Banks v. California

RESPONDENT: California
LOCATION: Circuit Court of Mobile County

DECIDED BY: Warren Court (1969)
LOWER COURT: State appellate court

CITATION: 395 US 708 (1969)
ARGUED: Apr 23, 1969
DECIDED: Jun 16, 1969

Facts of the case


Media for Banks v. California

Audio Transcription for Oral Argument - April 23, 1969 in Banks v. California

Earl Warren:

Number 670, Fred Banks versus California.

Mr. Klitgaard.

Thomas J. Klitgaard:

Mr. Chief Justice may it please the Court.

This is a criminal case from California.

It involves the application of the harmless error rule to comment and instruction on petitioner's failure to testify of trial.

The crimes involved were robbery and attempted robbery.

The only issue was one of identification.

Mixed in, in the totality of the circumstances was a show up, a line up and a showing of photographs by the prosecution to witnesses before trial.

Also involved was the use of petitioner's silence against him in another way that is to the use of adoptive admissions to the use of petitioner's silence in the place of accusations.

At trial procedurally, petitioner was without counsel and defended himself in pro per.
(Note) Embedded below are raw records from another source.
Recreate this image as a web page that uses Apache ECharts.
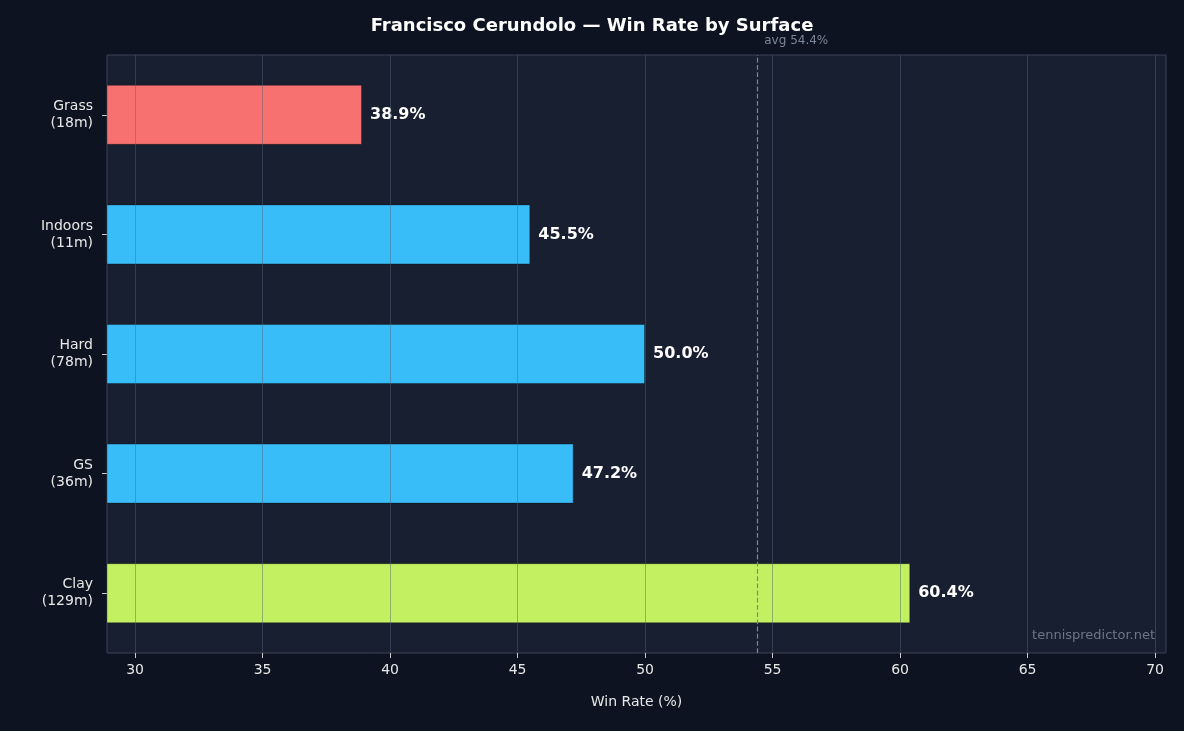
<!DOCTYPE html>
<html><head><meta charset="utf-8">
<script src="https://cdn.jsdelivr.net/npm/echarts@6/dist/echarts.min.js"></script>
<style>html,body{margin:0;background:#0d1320;}#c{width:1184px;height:731px;}</style>
</head><body><div id="c"></div>
<script>
const categories = ['Clay\n(129m)','GS\n(36m)','Hard\n(78m)','Indoors\n(11m)','Grass\n(18m)'];
const winRates = [60.4, 47.2, 50.0, 45.5, 38.9];
const barColors = ['#c2f060','#38bdf8','#38bdf8','#38bdf8','#f87171'];
const xTicks = [30,35,40,45,50,55,60,65,70];
const avgRate = 54.4;

const chart = echarts.init(document.getElementById('c'));
chart.setOption({
  backgroundColor:'#0d1320',
  textStyle:{fontFamily:'DejaVu Sans'},
  title:{text:'Francisco Cerundolo — Win Rate by Surface',left:'center',top:12,
    textStyle:{color:'#ffffff',fontSize:18,fontWeight:'bold',fontFamily:'DejaVu Sans'}},
  grid:{left:107,right:18,top:55,bottom:78,show:true,backgroundColor:'#181f30',borderColor:'#3a4556',borderWidth:1},
  xAxis:{type:'value',min:28.9,max:70.43,
    axisLine:{show:false},splitLine:{show:false},
    axisTick:{show:true,customValues:xTicks,length:5,lineStyle:{color:'#cccccc'}},
    axisLabel:{customValues:xTicks,color:'#e8e8e8',fontSize:14,margin:10},
    name:'Win Rate (%)',nameLocation:'middle',nameGap:42,nameTextStyle:{color:'#e8e8e8',fontSize:14}},
  yAxis:{type:'category',data:categories,
    axisLine:{show:false},axisTick:{show:true,length:5,alignWithLabel:true,lineStyle:{color:'#cccccc'}},
    axisLabel:{color:'#e8e8e8',fontSize:14,align:'right',lineHeight:17,margin:14}},
  series:[
    {type:'bar',data:winRates.map((v,i)=>({value:v,itemStyle:{color:barColors[i]}})),
     barWidth:60,itemStyle:{borderColor:'rgba(0,0,0,0.3)',borderWidth:1},
     label:{show:true,position:'right',distance:8,color:'#ffffff',fontSize:16,fontWeight:'bold',formatter:p=>p.value.toFixed(1)+'%'},
     markLine:{silent:true,symbol:'none',data:[{xAxis:avgRate}],
       lineStyle:{color:'#7c8799',type:'dashed',width:1.2},
       label:{show:true,position:'end',formatter:'avg '+avgRate+'%',color:'#7c8799',fontSize:12,align:'left',offset:[7,-3]}}},
    {type:'line',data:[],z:5,
     markLine:{silent:true,symbol:'none',data:xTicks.map(t=>({xAxis:t})),
       lineStyle:{color:'rgba(80,100,120,0.45)',type:'solid',width:1},label:{show:false}}}
  ],
  graphic:[{type:'text',right:29,top:629,style:{text:'tennispredictor.net',fill:'#6b7585',fontSize:13,fontFamily:'DejaVu Sans'}}]
});
</script></body></html>
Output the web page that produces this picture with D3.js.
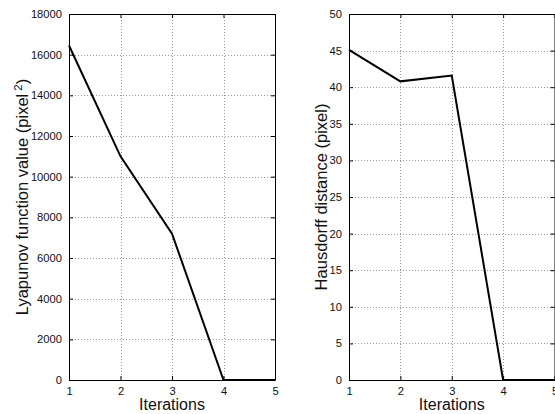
<!DOCTYPE html>
<html>
<head>
<meta charset="utf-8">
<script src="https://cdn.jsdelivr.net/npm/d3@7"></script>
<style>
  html, body { margin: 0; padding: 0; background: #fff; }
  svg { display: block; font-family: "Liberation Sans", Arial, Helvetica, sans-serif; }
</style>
</head>
<body>
<svg id="chart" width="555" height="414"></svg>
<script>
const iterations = [1, 2, 3, 4, 5];
const lyapunovValues = [16450, 11000, 7200, 0, 0];
const hausdorffValues = [45.1, 40.8, 41.6, 0, 0];
const xTicks = [1, 2, 3, 4, 5];
const lyapunovTicks = [0, 2000, 4000, 6000, 8000, 10000, 12000, 14000, 16000, 18000];
const hausdorffTicks = [0, 5, 10, 15, 20, 25, 30, 35, 40, 45, 50];

const svg = d3.select("#chart");

function panel(cfg) {
  const g = svg.append("g");
  const x = d3.scaleLinear().domain([1, 5]).range([cfg.left, cfg.right]);
  const y = d3.scaleLinear().domain(cfg.yDomain).range([cfg.bottom, cfg.top]);

  // grid
  const grid = g.append("g").attr("stroke", "#999").attr("stroke-width", 1)
    .attr("stroke-dasharray", "1,2");
  xTicks.slice(1, -1).forEach(t => {
    grid.append("line").attr("x1", Math.round(x(t)) + 0.5).attr("x2", Math.round(x(t)) + 0.5)
      .attr("y1", cfg.top).attr("y2", cfg.bottom);
  });
  cfg.yTicks.slice(1, -1).forEach(t => {
    grid.append("line").attr("y1", Math.round(y(t)) + 0.5).attr("y2", Math.round(y(t)) + 0.5)
      .attr("x1", cfg.left).attr("x2", cfg.right);
  });

  // axes
  const xAxisB = d3.axisBottom(x).tickValues(xTicks).tickSizeInner(-4).tickSizeOuter(0).tickPadding(7).tickFormat(d3.format("d"));
  const xAxisT = d3.axisTop(x).tickValues(xTicks).tickSizeInner(-4).tickSizeOuter(0).tickFormat("");
  const yAxisL = d3.axisLeft(y).tickValues(cfg.yTicks).tickSizeInner(-4).tickSizeOuter(0).tickPadding(7).tickFormat(d3.format("d"));
  const yAxisR = d3.axisRight(y).tickValues(cfg.yTicks).tickSizeInner(-4).tickSizeOuter(0).tickFormat("");

  const axes = [
    g.append("g").attr("transform", `translate(0,${cfg.bottom})`).call(xAxisB),
    g.append("g").attr("transform", `translate(0,${cfg.top})`).call(xAxisT),
    g.append("g").attr("transform", `translate(${cfg.left},0)`).call(yAxisL),
    g.append("g").attr("transform", `translate(${cfg.right},0)`).call(yAxisR)
  ];
  axes.forEach(a => {
    a.selectAll("path").attr("stroke", "#000").attr("stroke-width", 1);
    a.selectAll("line").attr("stroke", "#000");
    a.selectAll("text").attr("fill", "#111").style("font-size", "11.2px").style("font-family", "'Liberation Sans', Arial, sans-serif");
  });

  // data line
  g.append("path")
    .datum(iterations.map((d, i) => [d, cfg.values[i]]))
    .attr("fill", "none")
    .attr("stroke", "#000")
    .attr("stroke-width", 2)
    .attr("stroke-linejoin", "miter")
    .attr("d", d3.line().x(d => x(d[0])).y(d => y(d[1])));

  // x label
  g.append("text")
    .attr("x", (cfg.left + cfg.right) / 2)
    .attr("y", 410)
    .attr("text-anchor", "middle")
    .style("font-size", "16px")
    .attr("fill", "#111")
    .text("Iterations");

  // y label
  const yl = g.append("text")
    .attr("transform", `translate(${cfg.labelX},${(cfg.top + cfg.bottom) / 2}) rotate(-90)`)
    .attr("text-anchor", "middle")
    .style("font-size", "16.5px")
    .attr("fill", "#111");
  cfg.label(yl);
}

panel({
  left: 69, right: 275, top: 14, bottom: 380,
  yDomain: [0, 18000], yTicks: lyapunovTicks, values: lyapunovValues,
  labelX: 28,
  label: t => {
    t.append("tspan").text("Lyapunov function value (pixel");
    t.append("tspan").attr("dx", 3).attr("dy", -6).style("font-size", "11.5px").text("2");
    t.append("tspan").attr("dy", 6).text(")");
  }
});

panel({
  left: 349, right: 554.5, top: 14, bottom: 380,
  yDomain: [0, 50], yTicks: hausdorffTicks, values: hausdorffValues,
  labelX: 327,
  label: t => { t.text("Hausdorff distance (pixel)"); }
});
</script>
</body>
</html>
On appeal, there was a partial denial of counsel as we will see.

The case begun in 1962, petitioner was convicted in the Alameda County Superior Court of two counts of robbery and one count of attempted robbery.

He appealed counsel was appointed.

Counsel briefed and argued the case.

The District Court of appeal affirmed the conviction.

Counsel, the next day, after the affirmance wrote petition letters saying he was withdrawing from the case.

It was no evidence anywhere that counsel sent a letter of that -- a copy of that letter to the Court of Appeals.

Petitioner then went ahead and filed the pro per petition for hearing in a California Supreme Court.

The Court denied the hearing and petitioner then came here.

He filed the pro per petition for cert and in 1966, the Court granted the petition.

And in a per curiam remanded the case to the District Court of Appeal for further consideration in light of Griffin against California.

Alright the court, the case gets back down to the Court of Appeal.

Petitioner writes the court and asks for counsel, someone to brief and argue his case.

The court denies petitioner counsel, it says, he's still represented by the original attorney and if he wants to file a brief, better get one in promptly.

Petitioner eventually filed the brief in pro per.

The State Attorney General sent a paragraph or a page and a half letter to the court saying that, the evidence was overwhelming against petitioner and besides petitioner and his pro per petition had not made any factual showing to show a miscarriage of justice.

The Court without oral argument about two weeks after receiving the state's letter entered -- filed an opinion that incorporated its first opinion by reference.

Referred briefly to the evidence and then said that in view of the overwhelming evidence of petitioner's guilt.

It was not reasonably probable a different result would have been obtained absent to comment on his failure to testify.

Petitioner again in pro per filed the petition for certiorari in this Court.